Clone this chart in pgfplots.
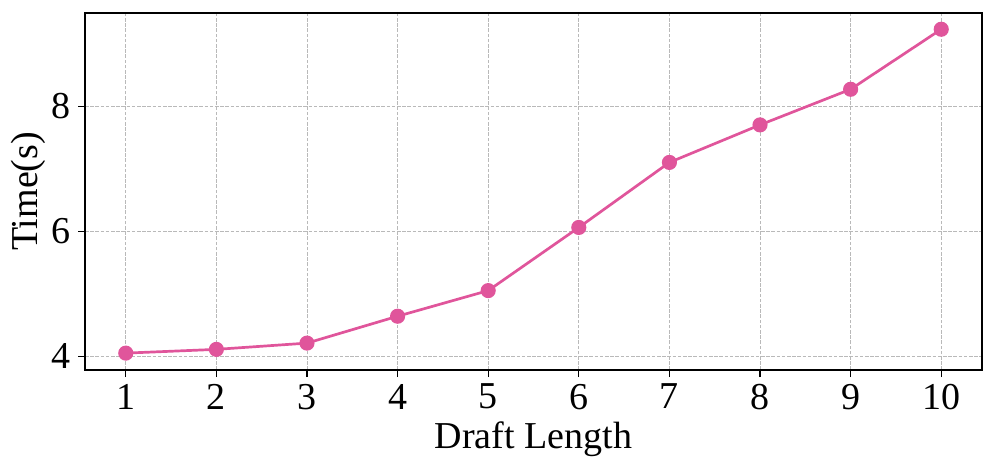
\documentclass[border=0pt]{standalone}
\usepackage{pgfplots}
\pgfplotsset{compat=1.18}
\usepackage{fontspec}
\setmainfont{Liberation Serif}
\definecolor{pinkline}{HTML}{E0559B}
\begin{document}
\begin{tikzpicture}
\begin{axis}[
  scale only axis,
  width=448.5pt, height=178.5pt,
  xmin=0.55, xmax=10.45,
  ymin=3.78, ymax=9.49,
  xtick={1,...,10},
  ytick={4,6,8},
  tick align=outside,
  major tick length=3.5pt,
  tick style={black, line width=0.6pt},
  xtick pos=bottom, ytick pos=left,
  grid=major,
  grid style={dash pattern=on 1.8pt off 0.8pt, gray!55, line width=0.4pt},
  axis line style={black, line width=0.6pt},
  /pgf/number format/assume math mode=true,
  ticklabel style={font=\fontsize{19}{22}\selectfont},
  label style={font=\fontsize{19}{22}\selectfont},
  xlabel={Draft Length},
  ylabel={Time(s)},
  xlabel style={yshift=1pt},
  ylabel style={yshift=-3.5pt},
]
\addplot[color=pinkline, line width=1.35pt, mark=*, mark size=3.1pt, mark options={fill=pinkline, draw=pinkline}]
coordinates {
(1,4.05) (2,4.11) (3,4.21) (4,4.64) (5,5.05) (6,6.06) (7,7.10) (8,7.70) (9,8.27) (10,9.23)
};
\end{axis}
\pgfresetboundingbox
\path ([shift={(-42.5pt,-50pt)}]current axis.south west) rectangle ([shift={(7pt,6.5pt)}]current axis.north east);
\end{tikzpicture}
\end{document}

§ WRITTEN TASK:
Make an exact copy of the listing above. Do not include the pictures.

§ COMPLETE RESPONSE:
Clone this chart in pgfplots.
\documentclass[border=0pt]{standalone}
\usepackage{pgfplots}
\pgfplotsset{compat=1.18}
\usepackage{fontspec}
\setmainfont{Liberation Serif}
\definecolor{pinkline}{HTML}{E0559B}
\begin{document}
\begin{tikzpicture}
\begin{axis}[
  scale only axis,
  width=448.5pt, height=178.5pt,
  xmin=0.55, xmax=10.45,
  ymin=3.78, ymax=9.49,
  xtick={1,...,10},
  ytick={4,6,8},
  tick align=outside,
  major tick length=3.5pt,
  tick style={black, line width=0.6pt},
  xtick pos=bottom, ytick pos=left,
  grid=major,
  grid style={dash pattern=on 1.8pt off 0.8pt, gray!55, line width=0.4pt},
  axis line style={black, line width=0.6pt},
  /pgf/number format/assume math mode=true,
  ticklabel style={font=\fontsize{19}{22}\selectfont},
  label style={font=\fontsize{19}{22}\selectfont},
  xlabel={Draft Length},
  ylabel={Time(s)},
  xlabel style={yshift=1pt},
  ylabel style={yshift=-3.5pt},
]
\addplot[color=pinkline, line width=1.35pt, mark=*, mark size=3.1pt, mark options={fill=pinkline, draw=pinkline}]
coordinates {
(1,4.05) (2,4.11) (3,4.21) (4,4.64) (5,5.05) (6,6.06) (7,7.10) (8,7.70) (9,8.27) (10,9.23)
};
\end{axis}
\pgfresetboundingbox
\path ([shift={(-42.5pt,-50pt)}]current axis.south west) rectangle ([shift={(7pt,6.5pt)}]current axis.north east);
\end{tikzpicture}
\end{document}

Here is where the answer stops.